EXERCISE DETAILS
Quote the material below exactly as written, from the first line to the line that holds "from matplotlib.lines import Line2D", endpoints included.

DATA BLOCK
**********

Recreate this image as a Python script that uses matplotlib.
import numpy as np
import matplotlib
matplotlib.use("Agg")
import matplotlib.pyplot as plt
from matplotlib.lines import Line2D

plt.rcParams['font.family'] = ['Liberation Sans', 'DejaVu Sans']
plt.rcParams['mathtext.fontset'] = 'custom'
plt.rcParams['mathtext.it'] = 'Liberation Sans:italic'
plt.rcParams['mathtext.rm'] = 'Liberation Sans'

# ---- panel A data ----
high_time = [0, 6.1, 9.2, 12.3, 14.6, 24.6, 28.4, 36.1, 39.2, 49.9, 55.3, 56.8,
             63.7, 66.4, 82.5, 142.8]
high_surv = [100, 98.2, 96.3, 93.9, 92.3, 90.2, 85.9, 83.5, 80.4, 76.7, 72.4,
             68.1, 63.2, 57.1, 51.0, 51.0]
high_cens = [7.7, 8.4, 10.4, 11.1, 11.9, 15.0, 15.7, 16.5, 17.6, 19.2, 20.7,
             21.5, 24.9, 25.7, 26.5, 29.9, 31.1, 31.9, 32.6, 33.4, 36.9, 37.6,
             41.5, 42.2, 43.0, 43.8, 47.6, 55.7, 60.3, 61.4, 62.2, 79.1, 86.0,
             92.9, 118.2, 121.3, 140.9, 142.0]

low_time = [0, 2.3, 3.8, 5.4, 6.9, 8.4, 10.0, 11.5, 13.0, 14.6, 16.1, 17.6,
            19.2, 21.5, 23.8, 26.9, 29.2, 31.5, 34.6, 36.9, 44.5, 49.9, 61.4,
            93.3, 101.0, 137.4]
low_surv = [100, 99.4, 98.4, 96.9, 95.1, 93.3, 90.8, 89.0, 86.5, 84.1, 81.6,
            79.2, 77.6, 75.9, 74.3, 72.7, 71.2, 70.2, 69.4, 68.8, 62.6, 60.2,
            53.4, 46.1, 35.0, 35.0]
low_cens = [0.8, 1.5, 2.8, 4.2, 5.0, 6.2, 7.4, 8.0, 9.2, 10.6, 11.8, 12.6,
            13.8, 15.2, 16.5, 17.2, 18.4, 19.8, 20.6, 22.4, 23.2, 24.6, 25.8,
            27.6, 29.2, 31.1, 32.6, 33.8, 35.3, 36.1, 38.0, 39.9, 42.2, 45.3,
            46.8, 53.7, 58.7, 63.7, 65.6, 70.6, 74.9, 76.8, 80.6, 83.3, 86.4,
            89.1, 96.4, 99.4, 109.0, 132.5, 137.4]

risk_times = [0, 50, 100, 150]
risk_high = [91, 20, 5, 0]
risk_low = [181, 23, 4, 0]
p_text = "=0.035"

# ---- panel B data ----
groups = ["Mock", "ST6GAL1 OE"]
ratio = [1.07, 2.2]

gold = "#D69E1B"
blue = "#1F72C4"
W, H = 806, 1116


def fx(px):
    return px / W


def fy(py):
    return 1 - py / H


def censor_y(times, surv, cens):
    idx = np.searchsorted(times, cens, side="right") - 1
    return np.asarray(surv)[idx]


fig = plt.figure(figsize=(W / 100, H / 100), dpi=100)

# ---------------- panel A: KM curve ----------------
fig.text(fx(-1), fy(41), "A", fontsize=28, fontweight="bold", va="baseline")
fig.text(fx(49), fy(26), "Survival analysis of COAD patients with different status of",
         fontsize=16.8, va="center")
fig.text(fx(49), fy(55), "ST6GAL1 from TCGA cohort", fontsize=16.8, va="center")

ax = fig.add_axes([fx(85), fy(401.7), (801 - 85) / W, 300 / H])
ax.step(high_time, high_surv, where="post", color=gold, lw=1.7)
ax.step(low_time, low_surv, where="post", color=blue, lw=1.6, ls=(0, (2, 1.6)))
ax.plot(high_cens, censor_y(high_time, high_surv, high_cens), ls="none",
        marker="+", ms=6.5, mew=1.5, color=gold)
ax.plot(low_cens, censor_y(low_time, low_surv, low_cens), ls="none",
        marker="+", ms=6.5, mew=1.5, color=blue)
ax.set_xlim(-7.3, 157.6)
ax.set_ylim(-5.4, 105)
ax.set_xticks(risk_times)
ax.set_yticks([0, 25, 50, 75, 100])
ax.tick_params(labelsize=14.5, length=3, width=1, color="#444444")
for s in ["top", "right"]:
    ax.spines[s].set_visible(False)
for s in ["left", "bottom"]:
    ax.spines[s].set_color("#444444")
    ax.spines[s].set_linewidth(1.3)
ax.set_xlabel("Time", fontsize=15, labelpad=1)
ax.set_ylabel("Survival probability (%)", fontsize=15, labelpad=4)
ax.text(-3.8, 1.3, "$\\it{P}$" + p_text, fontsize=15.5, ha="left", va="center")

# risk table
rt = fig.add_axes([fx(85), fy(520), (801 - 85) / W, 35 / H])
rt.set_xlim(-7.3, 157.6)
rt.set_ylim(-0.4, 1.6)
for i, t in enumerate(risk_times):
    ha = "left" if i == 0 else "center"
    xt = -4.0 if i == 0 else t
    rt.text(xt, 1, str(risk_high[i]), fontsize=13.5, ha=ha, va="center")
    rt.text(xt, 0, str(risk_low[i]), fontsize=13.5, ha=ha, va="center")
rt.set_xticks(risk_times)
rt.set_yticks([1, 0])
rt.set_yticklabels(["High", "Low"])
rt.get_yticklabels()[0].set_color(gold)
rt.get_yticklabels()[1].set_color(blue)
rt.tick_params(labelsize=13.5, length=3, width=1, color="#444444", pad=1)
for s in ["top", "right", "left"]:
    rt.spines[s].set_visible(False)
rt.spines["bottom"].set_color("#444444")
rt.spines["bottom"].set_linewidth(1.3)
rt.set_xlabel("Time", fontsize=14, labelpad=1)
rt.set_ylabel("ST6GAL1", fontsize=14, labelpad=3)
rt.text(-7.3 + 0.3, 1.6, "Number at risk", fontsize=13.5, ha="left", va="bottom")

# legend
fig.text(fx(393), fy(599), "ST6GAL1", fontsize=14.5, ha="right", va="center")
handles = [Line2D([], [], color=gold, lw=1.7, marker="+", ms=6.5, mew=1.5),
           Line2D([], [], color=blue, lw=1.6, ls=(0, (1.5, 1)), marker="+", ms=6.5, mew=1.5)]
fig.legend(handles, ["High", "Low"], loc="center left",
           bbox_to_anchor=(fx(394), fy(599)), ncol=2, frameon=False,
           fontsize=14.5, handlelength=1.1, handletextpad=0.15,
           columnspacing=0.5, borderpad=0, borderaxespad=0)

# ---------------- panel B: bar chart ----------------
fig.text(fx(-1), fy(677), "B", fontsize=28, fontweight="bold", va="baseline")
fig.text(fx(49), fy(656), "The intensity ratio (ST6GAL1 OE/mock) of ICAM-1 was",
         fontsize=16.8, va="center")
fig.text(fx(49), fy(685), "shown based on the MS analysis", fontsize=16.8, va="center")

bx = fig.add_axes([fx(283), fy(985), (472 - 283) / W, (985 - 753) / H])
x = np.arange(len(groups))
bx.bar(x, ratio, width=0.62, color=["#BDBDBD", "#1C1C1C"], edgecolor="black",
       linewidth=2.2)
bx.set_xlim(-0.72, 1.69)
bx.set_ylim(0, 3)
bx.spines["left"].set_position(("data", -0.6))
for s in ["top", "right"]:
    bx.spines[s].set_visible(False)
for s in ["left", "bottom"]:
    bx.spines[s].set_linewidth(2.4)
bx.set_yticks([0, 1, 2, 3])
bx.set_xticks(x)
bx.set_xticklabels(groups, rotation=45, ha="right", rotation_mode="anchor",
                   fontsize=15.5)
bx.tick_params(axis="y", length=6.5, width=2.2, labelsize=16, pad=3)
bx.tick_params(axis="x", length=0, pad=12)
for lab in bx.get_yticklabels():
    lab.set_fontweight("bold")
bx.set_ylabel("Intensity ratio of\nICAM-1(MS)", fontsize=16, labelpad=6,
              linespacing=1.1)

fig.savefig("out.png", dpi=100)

**********

RESULT FOR THIS EXERCISE
Recreate this image as a Python script that uses matplotlib.
import numpy as np
import matplotlib
matplotlib.use("Agg")
import matplotlib.pyplot as plt
from matplotlib.lines import Line2D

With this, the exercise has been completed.